Transport Workers United Local 234 said in a release that its fight for “enhanced safety measures” had resulted in a number of improvements, including regular COVID-19 testing employees and temperature checks.

SEPTA spokesperson Andrew Busch confirmed the agency had come to an agreement with the union and said it is in the process of acquiring necessary equipment and nailing down other details of the new protocols.

“We’ve had a good productive dialogue to get us to a better place, and we’re moving forward with them,” Busch said.

SEPTA union president Willie Brown said the authority is moving in the right direction with testing, but the agreement itself is not a big step.

“We did something that we could live with,” Brown said. “And if they carry through the actions we agreed to then we should be able to survive this thing.”

Brown said the union is focused on enforcing the agreement and is in the process of setting up a line of communication for both workers and riders if they have any SEPTA-related issues.  The union also wants to create a better system for tracking the virus’ spread.

“I’m still concerned about people tracing who has the virus or who had the virus and going from there,” he said. “That’s my biggest concern and that’s what I hope we accomplish more than anything else.”

In addition to the testing procedures, SEPTA agreed to institute a more rigorous cleaning schedule, requiring workers to wipe down vehicles, equipment and facilities’ surfaces with disinfectant every two hours.
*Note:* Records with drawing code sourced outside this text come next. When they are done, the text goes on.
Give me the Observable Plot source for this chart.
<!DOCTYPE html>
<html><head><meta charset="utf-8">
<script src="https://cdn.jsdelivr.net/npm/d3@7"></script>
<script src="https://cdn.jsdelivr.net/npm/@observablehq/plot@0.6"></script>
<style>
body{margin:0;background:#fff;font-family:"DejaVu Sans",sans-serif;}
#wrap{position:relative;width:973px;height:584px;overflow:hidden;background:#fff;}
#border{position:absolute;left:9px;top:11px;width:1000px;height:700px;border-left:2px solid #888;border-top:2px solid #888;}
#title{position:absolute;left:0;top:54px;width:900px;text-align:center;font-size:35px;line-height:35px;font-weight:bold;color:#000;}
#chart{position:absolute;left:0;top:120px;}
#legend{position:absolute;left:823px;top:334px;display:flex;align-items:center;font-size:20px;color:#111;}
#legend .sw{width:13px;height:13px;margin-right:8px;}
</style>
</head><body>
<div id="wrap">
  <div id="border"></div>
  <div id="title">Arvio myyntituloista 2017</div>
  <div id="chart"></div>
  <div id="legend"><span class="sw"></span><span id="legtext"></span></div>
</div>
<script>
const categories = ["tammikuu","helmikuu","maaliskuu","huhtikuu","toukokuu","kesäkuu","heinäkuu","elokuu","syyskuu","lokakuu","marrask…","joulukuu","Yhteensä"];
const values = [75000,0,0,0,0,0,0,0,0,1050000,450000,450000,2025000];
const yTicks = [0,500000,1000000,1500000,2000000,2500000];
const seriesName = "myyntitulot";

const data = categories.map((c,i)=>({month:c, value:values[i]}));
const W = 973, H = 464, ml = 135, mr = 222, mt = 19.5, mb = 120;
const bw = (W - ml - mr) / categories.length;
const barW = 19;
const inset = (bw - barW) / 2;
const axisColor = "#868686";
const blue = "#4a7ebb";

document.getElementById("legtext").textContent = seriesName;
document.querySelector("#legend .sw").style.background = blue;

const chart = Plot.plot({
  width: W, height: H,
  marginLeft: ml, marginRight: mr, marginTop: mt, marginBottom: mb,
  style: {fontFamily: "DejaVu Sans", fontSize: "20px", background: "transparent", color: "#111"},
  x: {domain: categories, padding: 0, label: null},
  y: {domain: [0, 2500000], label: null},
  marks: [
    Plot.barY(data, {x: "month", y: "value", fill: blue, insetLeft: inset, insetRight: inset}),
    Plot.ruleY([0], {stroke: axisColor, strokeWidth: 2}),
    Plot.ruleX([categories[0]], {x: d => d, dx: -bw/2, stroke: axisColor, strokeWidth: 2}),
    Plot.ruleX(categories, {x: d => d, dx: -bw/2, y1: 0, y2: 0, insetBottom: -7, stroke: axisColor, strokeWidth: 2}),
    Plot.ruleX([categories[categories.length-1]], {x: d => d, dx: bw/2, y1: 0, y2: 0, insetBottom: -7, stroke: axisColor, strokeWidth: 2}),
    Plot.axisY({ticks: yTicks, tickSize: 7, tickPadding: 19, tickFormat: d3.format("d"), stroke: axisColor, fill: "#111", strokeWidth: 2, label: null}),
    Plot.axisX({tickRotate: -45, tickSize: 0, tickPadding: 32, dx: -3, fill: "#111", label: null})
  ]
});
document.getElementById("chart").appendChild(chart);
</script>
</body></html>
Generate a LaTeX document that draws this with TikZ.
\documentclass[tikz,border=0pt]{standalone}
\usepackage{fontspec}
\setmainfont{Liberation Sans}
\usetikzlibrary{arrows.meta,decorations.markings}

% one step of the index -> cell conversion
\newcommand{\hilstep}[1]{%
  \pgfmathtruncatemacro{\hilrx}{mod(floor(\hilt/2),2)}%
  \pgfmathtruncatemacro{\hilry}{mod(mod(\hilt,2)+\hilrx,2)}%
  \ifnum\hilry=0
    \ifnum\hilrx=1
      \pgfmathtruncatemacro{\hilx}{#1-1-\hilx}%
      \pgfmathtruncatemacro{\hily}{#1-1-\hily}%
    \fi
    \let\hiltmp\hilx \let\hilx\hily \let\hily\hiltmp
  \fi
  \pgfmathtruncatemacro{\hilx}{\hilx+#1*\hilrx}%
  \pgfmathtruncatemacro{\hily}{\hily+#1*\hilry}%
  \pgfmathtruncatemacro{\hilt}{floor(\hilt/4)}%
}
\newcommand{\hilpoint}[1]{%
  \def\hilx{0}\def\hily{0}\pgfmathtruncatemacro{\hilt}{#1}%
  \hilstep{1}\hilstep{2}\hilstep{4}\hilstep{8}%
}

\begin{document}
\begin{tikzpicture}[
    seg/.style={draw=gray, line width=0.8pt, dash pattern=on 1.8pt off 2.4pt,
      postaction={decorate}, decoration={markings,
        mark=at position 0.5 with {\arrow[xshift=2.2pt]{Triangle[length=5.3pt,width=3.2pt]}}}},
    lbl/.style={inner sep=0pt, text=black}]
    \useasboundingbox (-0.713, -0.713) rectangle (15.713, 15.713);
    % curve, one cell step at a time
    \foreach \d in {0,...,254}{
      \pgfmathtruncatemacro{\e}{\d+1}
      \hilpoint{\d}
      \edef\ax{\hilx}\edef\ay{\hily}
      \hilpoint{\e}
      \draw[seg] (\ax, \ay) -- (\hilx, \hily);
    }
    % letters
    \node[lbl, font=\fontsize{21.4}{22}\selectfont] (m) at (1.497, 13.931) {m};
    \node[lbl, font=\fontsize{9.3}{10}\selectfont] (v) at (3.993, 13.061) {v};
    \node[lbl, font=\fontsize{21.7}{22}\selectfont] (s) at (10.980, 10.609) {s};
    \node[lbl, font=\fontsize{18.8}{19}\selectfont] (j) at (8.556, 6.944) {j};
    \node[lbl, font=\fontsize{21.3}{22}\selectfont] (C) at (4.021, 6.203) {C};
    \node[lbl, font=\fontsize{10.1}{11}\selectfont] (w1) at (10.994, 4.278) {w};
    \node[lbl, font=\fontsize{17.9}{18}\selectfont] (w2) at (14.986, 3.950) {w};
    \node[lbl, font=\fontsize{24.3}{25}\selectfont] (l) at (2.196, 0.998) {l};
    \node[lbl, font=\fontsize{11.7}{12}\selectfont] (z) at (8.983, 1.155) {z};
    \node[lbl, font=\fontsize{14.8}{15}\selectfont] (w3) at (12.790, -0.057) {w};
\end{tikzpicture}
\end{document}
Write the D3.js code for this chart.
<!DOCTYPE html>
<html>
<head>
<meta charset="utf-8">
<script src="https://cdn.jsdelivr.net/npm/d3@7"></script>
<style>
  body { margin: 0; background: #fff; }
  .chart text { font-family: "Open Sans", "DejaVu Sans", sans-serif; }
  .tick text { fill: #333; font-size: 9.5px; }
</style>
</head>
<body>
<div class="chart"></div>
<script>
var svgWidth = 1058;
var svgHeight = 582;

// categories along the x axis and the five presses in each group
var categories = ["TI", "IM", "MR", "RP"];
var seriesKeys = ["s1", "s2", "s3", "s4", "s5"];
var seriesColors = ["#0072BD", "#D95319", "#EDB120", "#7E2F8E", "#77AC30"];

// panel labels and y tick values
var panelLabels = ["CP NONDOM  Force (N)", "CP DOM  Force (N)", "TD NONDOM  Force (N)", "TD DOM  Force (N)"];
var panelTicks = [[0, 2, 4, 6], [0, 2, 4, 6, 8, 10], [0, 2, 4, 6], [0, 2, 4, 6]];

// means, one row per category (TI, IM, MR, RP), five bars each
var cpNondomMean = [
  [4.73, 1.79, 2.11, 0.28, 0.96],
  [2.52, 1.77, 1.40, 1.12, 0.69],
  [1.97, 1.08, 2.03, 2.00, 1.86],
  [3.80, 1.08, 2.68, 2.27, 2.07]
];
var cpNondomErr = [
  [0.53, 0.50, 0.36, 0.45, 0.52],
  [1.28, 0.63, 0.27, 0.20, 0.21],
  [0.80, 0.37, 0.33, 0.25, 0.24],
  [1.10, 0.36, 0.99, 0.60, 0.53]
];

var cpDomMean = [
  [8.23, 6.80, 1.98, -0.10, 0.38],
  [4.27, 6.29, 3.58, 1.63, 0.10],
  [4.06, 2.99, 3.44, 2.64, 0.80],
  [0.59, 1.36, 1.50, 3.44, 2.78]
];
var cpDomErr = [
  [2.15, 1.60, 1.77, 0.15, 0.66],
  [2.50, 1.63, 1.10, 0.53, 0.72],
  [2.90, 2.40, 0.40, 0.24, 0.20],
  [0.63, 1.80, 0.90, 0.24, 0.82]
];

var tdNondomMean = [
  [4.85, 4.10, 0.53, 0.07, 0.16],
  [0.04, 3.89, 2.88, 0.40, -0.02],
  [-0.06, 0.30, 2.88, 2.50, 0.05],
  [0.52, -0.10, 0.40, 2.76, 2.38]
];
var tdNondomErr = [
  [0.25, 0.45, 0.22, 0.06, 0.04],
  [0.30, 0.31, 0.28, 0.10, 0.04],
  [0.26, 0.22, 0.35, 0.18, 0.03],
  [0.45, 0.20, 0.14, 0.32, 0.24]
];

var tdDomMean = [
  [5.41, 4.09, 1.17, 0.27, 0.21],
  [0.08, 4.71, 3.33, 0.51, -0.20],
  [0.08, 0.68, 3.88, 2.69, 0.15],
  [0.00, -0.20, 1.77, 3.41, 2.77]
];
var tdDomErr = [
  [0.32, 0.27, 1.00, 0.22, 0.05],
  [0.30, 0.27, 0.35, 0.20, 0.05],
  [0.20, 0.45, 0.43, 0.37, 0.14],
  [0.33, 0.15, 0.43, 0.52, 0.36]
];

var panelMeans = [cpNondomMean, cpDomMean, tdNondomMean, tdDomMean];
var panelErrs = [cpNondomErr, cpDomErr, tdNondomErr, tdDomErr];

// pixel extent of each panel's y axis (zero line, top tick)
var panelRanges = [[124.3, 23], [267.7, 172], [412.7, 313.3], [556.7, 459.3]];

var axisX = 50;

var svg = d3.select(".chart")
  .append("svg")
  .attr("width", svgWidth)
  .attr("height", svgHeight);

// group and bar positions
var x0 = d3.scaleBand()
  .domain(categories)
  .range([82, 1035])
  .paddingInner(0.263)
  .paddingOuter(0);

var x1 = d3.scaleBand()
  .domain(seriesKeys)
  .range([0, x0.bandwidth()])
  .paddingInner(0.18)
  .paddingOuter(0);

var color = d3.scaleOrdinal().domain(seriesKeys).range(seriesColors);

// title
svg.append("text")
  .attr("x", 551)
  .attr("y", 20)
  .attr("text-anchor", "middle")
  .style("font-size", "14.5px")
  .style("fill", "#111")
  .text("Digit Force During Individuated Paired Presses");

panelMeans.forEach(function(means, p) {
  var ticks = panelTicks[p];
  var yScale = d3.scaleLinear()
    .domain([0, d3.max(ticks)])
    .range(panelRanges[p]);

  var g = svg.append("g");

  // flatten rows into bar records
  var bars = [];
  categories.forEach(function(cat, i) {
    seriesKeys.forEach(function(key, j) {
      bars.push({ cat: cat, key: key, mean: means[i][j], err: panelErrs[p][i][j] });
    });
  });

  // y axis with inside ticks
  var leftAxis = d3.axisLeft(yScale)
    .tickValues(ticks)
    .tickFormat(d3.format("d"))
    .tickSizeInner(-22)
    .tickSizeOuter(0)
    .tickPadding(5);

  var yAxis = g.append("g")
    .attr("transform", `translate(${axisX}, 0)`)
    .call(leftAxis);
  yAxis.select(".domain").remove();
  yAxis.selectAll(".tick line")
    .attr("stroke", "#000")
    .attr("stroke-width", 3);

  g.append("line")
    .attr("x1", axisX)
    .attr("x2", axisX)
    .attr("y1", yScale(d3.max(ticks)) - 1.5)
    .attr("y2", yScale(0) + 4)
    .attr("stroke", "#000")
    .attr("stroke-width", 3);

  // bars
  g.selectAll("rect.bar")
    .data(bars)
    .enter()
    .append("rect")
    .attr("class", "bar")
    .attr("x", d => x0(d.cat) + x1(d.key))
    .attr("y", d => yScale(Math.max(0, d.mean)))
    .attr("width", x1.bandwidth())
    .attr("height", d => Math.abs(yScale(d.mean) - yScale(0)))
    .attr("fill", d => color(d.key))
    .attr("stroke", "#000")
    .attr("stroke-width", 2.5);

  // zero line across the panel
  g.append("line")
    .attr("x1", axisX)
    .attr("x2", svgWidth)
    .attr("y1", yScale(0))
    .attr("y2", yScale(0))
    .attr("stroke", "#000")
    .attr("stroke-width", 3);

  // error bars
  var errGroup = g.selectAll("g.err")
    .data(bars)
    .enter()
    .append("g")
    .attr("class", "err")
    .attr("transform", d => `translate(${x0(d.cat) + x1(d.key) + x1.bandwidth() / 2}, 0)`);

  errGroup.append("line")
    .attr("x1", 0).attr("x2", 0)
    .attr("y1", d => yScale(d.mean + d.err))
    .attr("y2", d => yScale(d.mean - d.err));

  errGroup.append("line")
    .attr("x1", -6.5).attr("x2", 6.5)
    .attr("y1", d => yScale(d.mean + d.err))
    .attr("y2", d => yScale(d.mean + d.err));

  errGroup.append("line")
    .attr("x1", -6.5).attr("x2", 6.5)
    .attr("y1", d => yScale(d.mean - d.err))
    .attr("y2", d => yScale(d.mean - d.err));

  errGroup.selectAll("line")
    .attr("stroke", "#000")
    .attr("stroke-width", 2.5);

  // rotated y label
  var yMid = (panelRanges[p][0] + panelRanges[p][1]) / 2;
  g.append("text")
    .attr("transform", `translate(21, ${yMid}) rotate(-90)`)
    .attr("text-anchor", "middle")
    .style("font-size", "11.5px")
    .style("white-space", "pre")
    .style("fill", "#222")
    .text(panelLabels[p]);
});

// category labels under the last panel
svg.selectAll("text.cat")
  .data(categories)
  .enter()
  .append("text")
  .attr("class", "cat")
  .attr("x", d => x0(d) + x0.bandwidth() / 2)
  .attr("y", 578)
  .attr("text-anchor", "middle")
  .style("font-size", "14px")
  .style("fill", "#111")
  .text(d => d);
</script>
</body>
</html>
SEPTA facilities where multiple workers have tested positive for COVID-19 are being sterilized as well.

SEPTA also relaxed the rules governing sick leave and benefits, making it easier for workers to stay home as needed without disciplinary action. Those who test positive for the novel coronavirus and those they’ve been in contact with will receive full pay. High-risk employees are now permitted to take sick leave even if they are not sick.

The agreement between SEPTA management and TWU came after Mayor Jim Kenney stepped in and asked union president Willie Brown to hold off on the job action planned for last Thursday. The disruption to transit “would jeopardize many lives,” said city spokesperson Kelly Cofrancisco.

Kenney confirmed the two sides resolved this issue sometime before or during the weekend. The mayor said he appreciates the union’s willingness to work toward an agreement without taking the action.

“Health care workers and other essential staff are relying on SEPTA more than ever and it’s critical that we work together to ensure public transportation is accessible to those who need it,” said Kenney.

SEPTA’s workforce is down by about 20%, according to Busch. Positive coronavirus cases among SEPTA workers have passed 220 and the authority suffered its fifth fatality this week with the death of Yolanda Woodberry, a bus operator out of Frankford depot. Woodberry worked for SEPTA for 17 years.

Busch said SEPTA and the union remain in talks about death benefits for the families of fallen employees.

TWU wants a $500,000 death benefit for all workers who die as a result of the coronavirus. New York transit workers won a similar benefit earlier this month.